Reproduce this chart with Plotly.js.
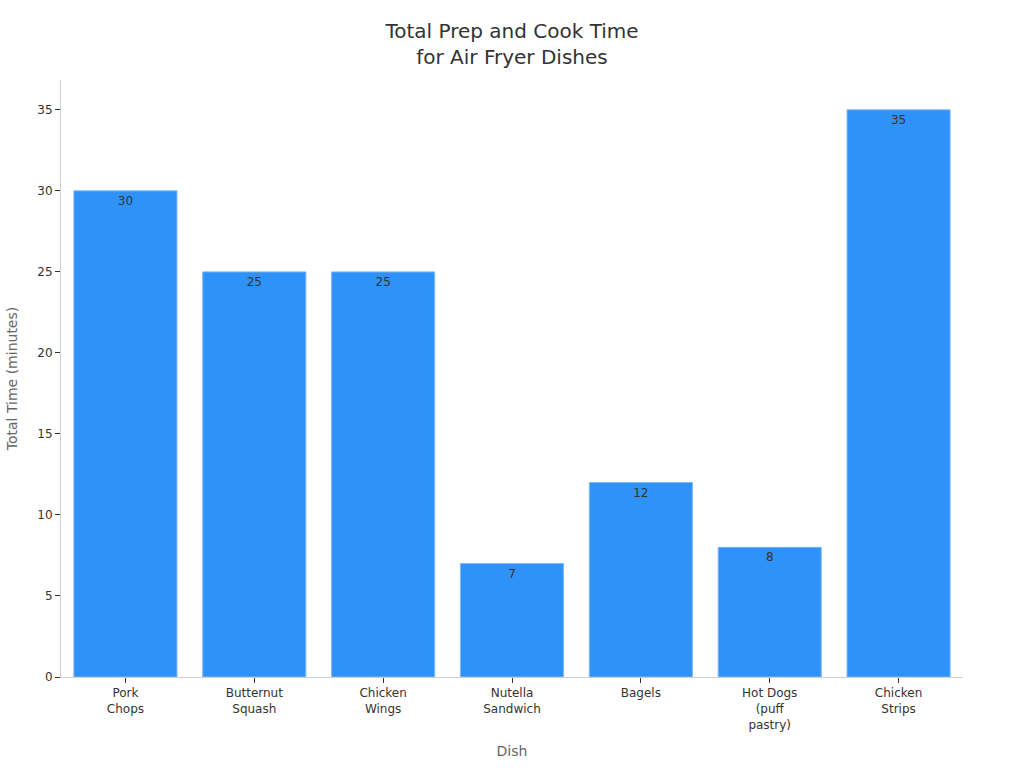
<!DOCTYPE html>
<html>
<head>
<meta charset="utf-8">
<script src="https://cdn.plot.ly/plotly-3.0.1.min.js"></script>
<style>
  html, body { margin: 0; padding: 0; background: #fff; }
  #chart { width: 1024px; height: 768px; }
</style>
</head>
<body>
<div id="chart"></div>
<script>
// chart data
let dishes = ['Pork<br>Chops', 'Butternut<br>Squash', 'Chicken<br>Wings', 'Nutella<br>Sandwich', 'Bagels', 'Hot Dogs<br>(puff<br>pastry)', 'Chicken<br>Strips']
let total_minutes = [30, 25, 25, 7, 12, 8, 35]

let graph_data = [
  {
    x: dishes,
    y: total_minutes,
    type: 'bar',
    text: total_minutes.map(String),
    textposition: 'inside',
    insidetextanchor: 'end',
    textfont: {color: '#333333', size: 12},
    marker: {
      color: '#2f92f8',
      line: {color: '#7db8f5', width: 1}
    },
    hoverinfo: 'x+y'
  }
]

var layout = {
  width: 1024,
  height: 768,
  margin: {l: 61, r: 61, t: 80, b: 91},
  bargap: 0.2,
  font: {family: 'DejaVu Sans, sans-serif', color: '#333333', size: 12},
  paper_bgcolor: '#ffffff',
  plot_bgcolor: '#ffffff',
  showlegend: false,
  title: {
    text: 'Total Prep and Cook Time<br>for Air Fryer Dishes',
    font: {size: 20, color: '#333333'},
    x: 0.5,
    xanchor: 'center',
    y: 0.95,
    yanchor: 'top'
  },
  xaxis: {
    title: {text: 'Dish', font: {size: 14, color: '#666666'}, standoff: 15},
    automargin: true,
    showline: true,
    linecolor: '#d0d0d0',
    linewidth: 1,
    ticks: 'outside',
    ticklen: 5,
    tickcolor: '#333333',
    showgrid: false,
    tickfont: {size: 12, color: '#333333'}
  },
  yaxis: {
    title: {text: 'Total Time (minutes)', font: {size: 14, color: '#666666'}, standoff: 16},
    automargin: true,
    showline: true,
    linecolor: '#d0d0d0',
    linewidth: 1,
    ticks: 'outside',
    ticklen: 5,
    tickcolor: '#333333',
    showgrid: false,
    zeroline: false,
    dtick: 5,
    tickfont: {size: 12, color: '#333333'}
  }
};

Plotly.newPlot('chart', graph_data, layout, {displayModeBar: false, staticPlot: true})
</script>
</body>
</html>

• • •

> _TASK_: Write the lines above out again exactly, without any of their pictures.

> _ANSWER TO THE EXERCISE_:
Reproduce this chart with Plotly.js.
<!DOCTYPE html>
<html>
<head>
<meta charset="utf-8">
<script src="https://cdn.plot.ly/plotly-3.0.1.min.js"></script>
<style>
  html, body { margin: 0; padding: 0; background: #fff; }
  #chart { width: 1024px; height: 768px; }
</style>
</head>
<body>
<div id="chart"></div>
<script>
// chart data
let dishes = ['Pork<br>Chops', 'Butternut<br>Squash', 'Chicken<br>Wings', 'Nutella<br>Sandwich', 'Bagels', 'Hot Dogs<br>(puff<br>pastry)', 'Chicken<br>Strips']
let total_minutes = [30, 25, 25, 7, 12, 8, 35]

let graph_data = [
  {
    x: dishes,
    y: total_minutes,
    type: 'bar',
    text: total_minutes.map(String),
    textposition: 'inside',
    insidetextanchor: 'end',
    textfont: {color: '#333333', size: 12},
    marker: {
      color: '#2f92f8',
      line: {color: '#7db8f5', width: 1}
    },
    hoverinfo: 'x+y'
  }
]

var layout = {
  width: 1024,
  height: 768,
  margin: {l: 61, r: 61, t: 80, b: 91},
  bargap: 0.2,
  font: {family: 'DejaVu Sans, sans-serif', color: '#333333', size: 12},
  paper_bgcolor: '#ffffff',
  plot_bgcolor: '#ffffff',
  showlegend: false,
  title: {
    text: 'Total Prep and Cook Time<br>for Air Fryer Dishes',
    font: {size: 20, color: '#333333'},
    x: 0.5,
    xanchor: 'center',
    y: 0.95,
    yanchor: 'top'
  },
  xaxis: {
    title: {text: 'Dish', font: {size: 14, color: '#666666'}, standoff: 15},
    automargin: true,
    showline: true,
    linecolor: '#d0d0d0',
    linewidth: 1,
    ticks: 'outside',
    ticklen: 5,
    tickcolor: '#333333',
    showgrid: false,
    tickfont: {size: 12, color: '#333333'}
  },
  yaxis: {
    title: {text: 'Total Time (minutes)', font: {size: 14, color: '#666666'}, standoff: 16},
    automargin: true,
    showline: true,
    linecolor: '#d0d0d0',
    linewidth: 1,
    ticks: 'outside',
    ticklen: 5,
    tickcolor: '#333333',
    showgrid: false,
    zeroline: false,
    dtick: 5,
    tickfont: {size: 12, color: '#333333'}
  }
};

Plotly.newPlot('chart', graph_data, layout, {displayModeBar: false, staticPlot: true})
</script>
</body>
</html>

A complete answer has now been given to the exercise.